At this stage, I had just three products (“No Regerts”, and twin balms “Thuck” and “Thun” – say it out loud!), early runs at packaging design, and so many questions about the future while living and working in a town whose lifeblood was overseas tourists. Having eventually run out of work, this project became my majority focus throughout lockdown and the months following.
Part of the excitement about this project was the prospect of being able to lean into some serious font nerdery.
I’m pretty darn passionate about fonts; there are so many facets to selecting the ideal one for a brand, and getting it right from the very start is worth the extra sweat.
Something I wanted for Treebrush Apothecary was a pair of humanist, cheeky, somewhat delicate fonts paired in a balanced logotype. These two share similar x-heights, though I modified the ascenders and descenders of the larger word to maximise the size of the smaller word – if you’re gonna print something small, you want to be able to read it!
The end result is a logo that is friendly and modern, able to target a broad audience without being suggestive of a target gender or age group.
Another thing I’m passionate about is getting a colour suite nailed. I’m a firm believer in keeping it simple – choose a punchy key colour, match a delicious highlight colour or two, and walk away. Walk away!
In this case, because this was always intended to have a strong web presence and a full suite of matched products, the two key colours have an alternate each. Dark, in the case of the blue. Light, in the case of the teal. The colour-matched flexibility for web means I was able to lead the viewer’s eye around the resulting website with high contrast CTAs without sacrificing colour harmony; the whole thing still tastes on brand, because the bright green standout colour is a direct derivative of the key blue.
As for the blue itself being the key colour: rather than blending in among a sea of green-hued eco brands, this one instead leans into ocean blues and teals as a nod to New Zealand’s island nature. When used as a gradient, it packs a bright, eye-catching punch – even in print.
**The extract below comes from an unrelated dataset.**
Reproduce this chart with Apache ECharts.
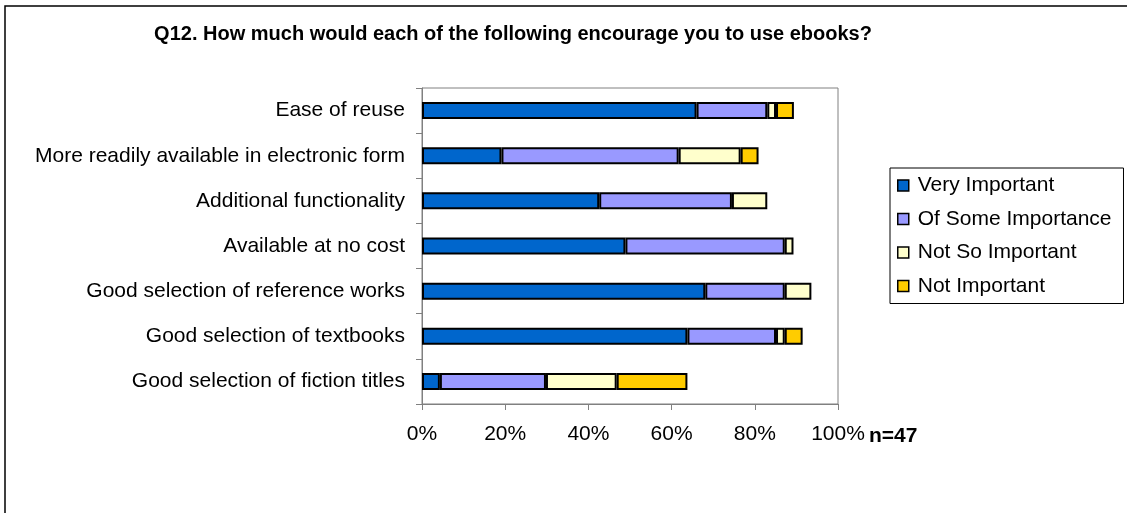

All but two products have directly related key colours as well, with the intention of creating harmony across a busy table of products lined up alongside each other. Regular users recognise “their” product among the lineup immediately, and recognise the brand among others; each has its own distinct look, but is colour-matched to unite with the rest of the brand.
The two exceptions are a honey-based balm which needed an inappropriately loud yellow-and-black combo, and a vegan balm that needed a warmer, earthier tone compared to the rest of the suite.